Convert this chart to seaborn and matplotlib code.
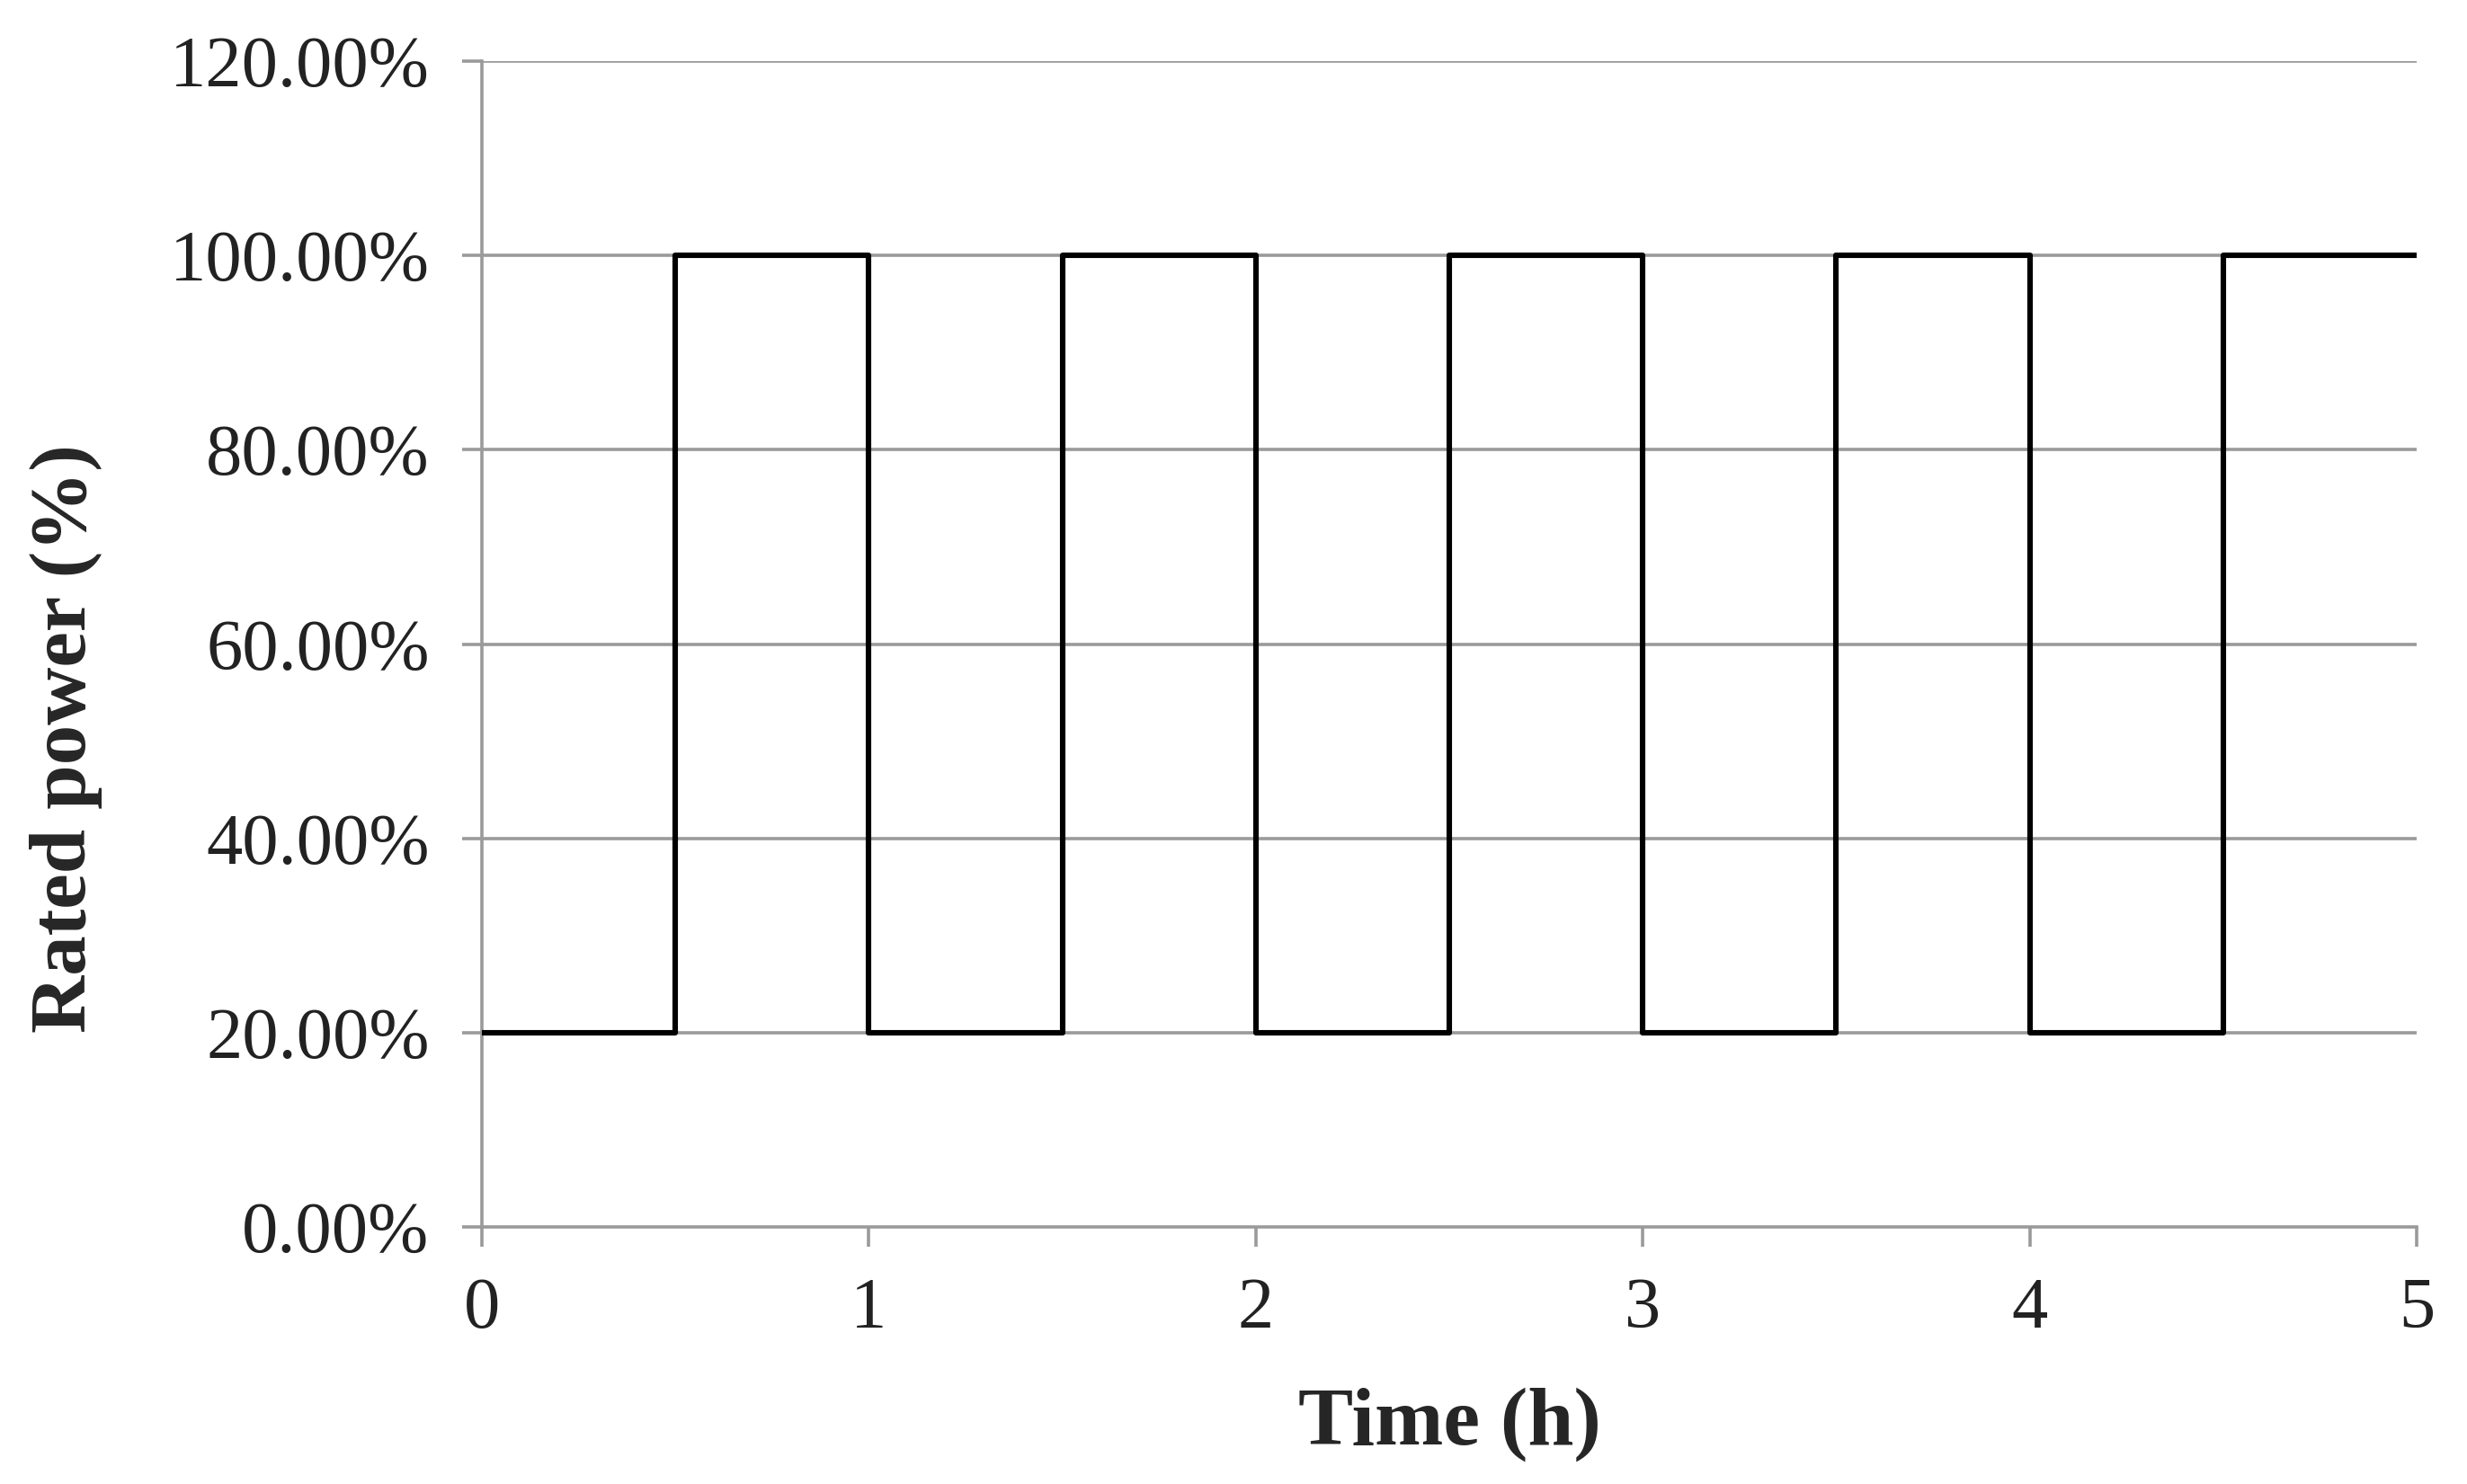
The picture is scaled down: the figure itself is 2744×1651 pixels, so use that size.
import numpy as np
import pandas as pd
import matplotlib
matplotlib.use('Agg')
import matplotlib.pyplot as plt
import seaborn as sns

# step profile of rated power over time
time_h = [0, 0.5, 1, 1.5, 2, 2.5, 3, 3.5, 4, 4.5, 5]
rated_power = [20, 100, 20, 100, 20, 100, 20, 100, 20, 100, 100]
y_ticks = [0, 20, 40, 60, 80, 100, 120]
x_ticks = [0, 1, 2, 3, 4, 5]

sns.set_theme(style='white')
plt.rcParams['font.family'] = ['Liberation Serif', 'DejaVu Serif']

df = pd.DataFrame({'Time (h)': time_h, 'Rated power (%)': rated_power})

fig = plt.figure(figsize=(13.72, 8.255), dpi=200)
ax = fig.add_axes([0.1953, 0.1732, 0.7843, 0.7856])

grid_c = '#9a9a9a'
for v in y_ticks[1:]:
    ax.axhline(v, color=grid_c, lw=1.3, zorder=1)

sns.lineplot(data=df, x='Time (h)', y='Rated power (%)', drawstyle='steps-post',
             color='black', lw=2.2, ax=ax, zorder=3)

ax.set_xlim(0, 5)
ax.set_ylim(0, 120)
ax.set_xticks(x_ticks)
ax.set_yticks(y_ticks)
ax.set_xticklabels([str(t) for t in x_ticks])
ax.set_yticklabels(['{:.2f}%'.format(v) for v in y_ticks])
ax.tick_params(axis='both', labelsize=29, colors=grid_c, labelcolor='#222222',
               length=8, width=1.3, direction='out', bottom=True, left=True)
ax.tick_params(axis='x', pad=12)
ax.tick_params(axis='y', pad=13)

for side in ['top', 'right']:
    ax.spines[side].set_visible(False)
for side in ['left', 'bottom']:
    ax.spines[side].set_color(grid_c)
    ax.spines[side].set_linewidth(1.3)

ax.set_xlabel('Time (h)', fontsize=33, fontweight='bold', labelpad=18)
ax.set_ylabel('Rated power (%)', fontsize=32, fontweight='bold')
ax.yaxis.set_label_coords(-0.196, 0.419)

fig.savefig('out.png', dpi=200, facecolor='white')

· · · · ·

Task instructions
Quote only the lines from the line containing "The picture is" through the end of the listing, please, keeping both the first and the last line.

Correct answer
The picture is scaled down: the figure itself is 2744×1651 pixels, so use that size.
import numpy as np
import pandas as pd
import matplotlib
matplotlib.use('Agg')
import matplotlib.pyplot as plt
import seaborn as sns

# step profile of rated power over time
time_h = [0, 0.5, 1, 1.5, 2, 2.5, 3, 3.5, 4, 4.5, 5]
rated_power = [20, 100, 20, 100, 20, 100, 20, 100, 20, 100, 100]
y_ticks = [0, 20, 40, 60, 80, 100, 120]
x_ticks = [0, 1, 2, 3, 4, 5]

sns.set_theme(style='white')
plt.rcParams['font.family'] = ['Liberation Serif', 'DejaVu Serif']

df = pd.DataFrame({'Time (h)': time_h, 'Rated power (%)': rated_power})

fig = plt.figure(figsize=(13.72, 8.255), dpi=200)
ax = fig.add_axes([0.1953, 0.1732, 0.7843, 0.7856])

grid_c = '#9a9a9a'
for v in y_ticks[1:]:
    ax.axhline(v, color=grid_c, lw=1.3, zorder=1)

sns.lineplot(data=df, x='Time (h)', y='Rated power (%)', drawstyle='steps-post',
             color='black', lw=2.2, ax=ax, zorder=3)

ax.set_xlim(0, 5)
ax.set_ylim(0, 120)
ax.set_xticks(x_ticks)
ax.set_yticks(y_ticks)
ax.set_xticklabels([str(t) for t in x_ticks])
ax.set_yticklabels(['{:.2f}%'.format(v) for v in y_ticks])
ax.tick_params(axis='both', labelsize=29, colors=grid_c, labelcolor='#222222',
               length=8, width=1.3, direction='out', bottom=True, left=True)
ax.tick_params(axis='x', pad=12)
ax.tick_params(axis='y', pad=13)

for side in ['top', 'right']:
    ax.spines[side].set_visible(False)
for side in ['left', 'bottom']:
    ax.spines[side].set_color(grid_c)
    ax.spines[side].set_linewidth(1.3)

ax.set_xlabel('Time (h)', fontsize=33, fontweight='bold', labelpad=18)
ax.set_ylabel('Rated power (%)', fontsize=32, fontweight='bold')
ax.yaxis.set_label_coords(-0.196, 0.419)

fig.savefig('out.png', dpi=200, facecolor='white')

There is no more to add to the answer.